Tuesday will be the final trading day of the month, the quarter, as well as the September F&O series - A series that could easily be summarised in two halves. The first half, a stupendous 1,000-point rally on the Nifty 50, crossing every important hurdle on the upside, only to give up most of those gains in the second half.
The Nifty bulls would have breathed a sigh of relief when the GIFT Nifty indicated a significant gap-up on Monday, but that is where the good part ended. What could have potentially turned into an end to the six-day losing streak, turned out to be the seventh straight day of losses, as every intraday recovery, even one during the second half of the day, got swiftly sold into.
Two things will not please the bulls - One of course, is the fact that there was zero conviction at higher levels to hold on to the gains and move higher, and two, the lower highs and lower lows continued on the Nifty, despite the initial gap-up. Not only did the Nifty failed to cross Friday's high, but also broke below Friday's intraday low of 24,629. A minor 30-point recovery from the intraday low ensured that the close was at least above the mark of 24,600.
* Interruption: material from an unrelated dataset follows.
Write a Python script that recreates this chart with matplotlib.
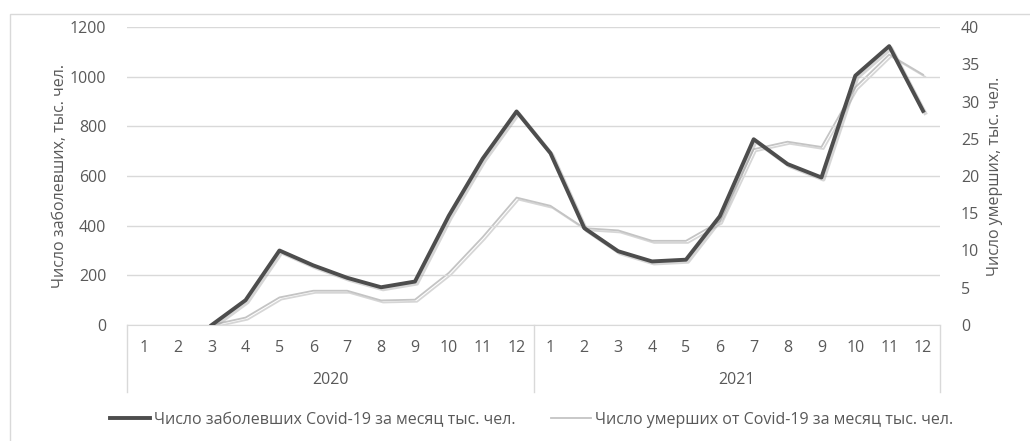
import numpy as np
import matplotlib
matplotlib.use("Agg")
import matplotlib.pyplot as plt
import matplotlib.patheffects as pe
from matplotlib.patches import Rectangle
from matplotlib.lines import Line2D
from matplotlib.transforms import blended_transform_factory

plt.rcParams['font.family'] = ['Open Sans', 'DejaVu Sans']

years = ["2020", "2021"]
months = [str(m) for m in range(1, 13)]

# monthly new cases, thousand people (left axis)
cases = [np.nan, np.nan, 0, 100, 300, 240, 190, 152, 175, 440, 670, 860,
         692, 390, 297, 256, 263, 438, 748, 648, 594, 1004, 1123, 862]
# monthly deaths, thousand people (right axis)
deaths = [np.nan, np.nan, 0, 1.0, 3.7, 4.6, 4.6, 3.3, 3.4, 7.0, 11.8, 17.1,
          16.0, 13.0, 12.7, 11.3, 11.3, 13.9, 23.6, 24.6, 23.9, 31.9, 36.3, 33.6]

label_cases = "Число заболевших Covid-19 за месяц тыс. чел."
label_deaths = "Число умерших от Covid-19 за месяц тыс. чел."

TXT = "#595959"
GRID = "#d9d9d9"
FS = 11.5
C_CASES = "#4d4d4d"
C_DEATHS = "#c4c4c4"

W, H = 1030, 441
fig = plt.figure(figsize=(W / 100, H / 100), dpi=100)
fig.patches.append(Rectangle((10 / W, -0.1), 1.2, 1 - 14 / H + 0.1,
                             transform=fig.transFigure, fill=False,
                             edgecolor="#d9d9d9", lw=1.0))

x0, x1, ytop, ybot = 127, 940, 27, 325
ax = fig.add_axes([x0 / W, 1 - ybot / H, (x1 - x0) / W, (ybot - ytop) / H])
ax2 = ax.twinx()

x = np.arange(len(cases))
ax.set_xlim(-0.5, len(cases) - 0.5)

ax.set_ylim(0, 1200)
ax.set_yticks(np.arange(0, 1201, 200))
ax2.set_ylim(0, 40)
ax2.set_yticks(np.arange(0, 41, 5))

ax.yaxis.grid(True, color=GRID, lw=1.0)
ax.set_axisbelow(True)
for a in (ax, ax2):
    for s in a.spines.values():
        s.set_visible(False)
    a.tick_params(axis="y", length=0, labelsize=FS, labelcolor=TXT, pad=15)
ax.spines["bottom"].set_visible(True)
ax.spines["bottom"].set_color(GRID)

ax.set_xticks(x)
ax.set_xticklabels(months * 2)
ax.tick_params(axis="x", length=0, labelsize=FS, labelcolor=TXT, pad=11)

shadow = [pe.SimpleLineShadow(offset=(1.5, -1.5), shadow_color="#9a9a9a", alpha=0.4), pe.Normal()]
ax2.plot(x, deaths, color=C_DEATHS, lw=1.3, path_effects=shadow, zorder=3)
ax.plot(x, cases, color=C_CASES, lw=2.8, path_effects=shadow, zorder=4)
ax.set_zorder(ax2.get_zorder() + 1)
ax.patch.set_visible(False)

ax.set_ylabel("Число заболевших, тыс. чел.", color=TXT, fontsize=FS, labelpad=1)
ax2.set_ylabel("Число умерших, тыс. чел.", color=TXT, fontsize=FS, labelpad=6)

# two-level category axis: separators and year labels
tr = blended_transform_factory(ax.transData, ax.transAxes)
drop = (392 - ybot) / (ybot - ytop)
for xb in (-0.5, 11.5, 23.5):
    ax.plot([xb, xb], [0, -drop], transform=tr, color=GRID, lw=1.0, clip_on=False)
year_y = -(380 - ybot) / (ybot - ytop)
for i, yr in enumerate(years):
    ax.text(5.5 + 12 * i, year_y, yr, transform=tr, ha="center", va="center",
            fontsize=FS, color=TXT)

handles = [Line2D([], [], color=C_CASES, lw=2.8),
           Line2D([], [], color=C_DEATHS, lw=1.3)]
fig.legend(handles, [label_cases, label_deaths], loc="center",
           bbox_to_anchor=(0.516, 1 - 420 / H), ncol=2, frameon=False,
           fontsize=FS, labelcolor=TXT, handlelength=2.5, columnspacing=2.2,
           handletextpad=0.25)

fig.savefig("out.png", dpi=100)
There is no doubt that the market is cautious. There are multiple triggers that it needs to react to in the second half of the week. The monetary policy of the Reserve Bank of India is one such trigger, auto sales is another, both being reported on Wednesday. The companies will begin to release their updates for the quarter gone by as well before heading into the earnings season with TCS on October 9.
However, with HUL giving out an update the way it did on Friday, there is a fear that this could percolate into its FMCG peers as well. Although the stock recovered from intraday lows on Monday, India's largest FMCG company continued to underperform, despite the positive sentiments surrounding the GST rationalisation.
It is interesting to see the degree of volatility witnessed by the Nifty, a 170-point drop from the highs of the day, and all of this, without any significant spike on the India Volatility Index, which continues to hover between 11 to 11.5 levels, despite heading into multiple heavy duty events.
Going into the monthly expiry, Monday's low of 24,604 becomes the first line of defence for the Nifty on the downside, while the intraday high of 24,791 will be an important level to track on the upside, before the Nifty heads to 24,850 levels. Analysts are of the view that till the Nifty does not close above 25,200, any recovery from lower levels should be utilised as a selling opportunity.
The Nifty Bank continues to remain the index to watch. It is this index that triggered the Nifty fall from the day's high on Monday and also saw a brief spike towards the close of trade to end with gains. The 54,500 level continues to remain an important level on the upside, and a move above that, could lead to a possible extension of that upmove. All eyes will also be on the banking sector updates going forward, which will be reported starting this week.
"Nifty is currently nearing an important support zone of around 24,500-24,400 levels (previous swing lows and 200-DEMA) and this area could be reached in the next few sessions. However, any sustainable move above the hurdle of 24800-24900 levels could confirm near term bottom reversal pattern," Nagaraj Shetti of HDFC Securities said.
Ajit Mishra of Religare Broking expects oversold positions to lead to some consolidation on the Nifty 50 index with a strong support placed between the 24,400 - 24,500 zones. Resistance on the upside is placed between 24,800 - 25,000. He advises stock-specific moves aligned with sectoral trends without aggressive positions.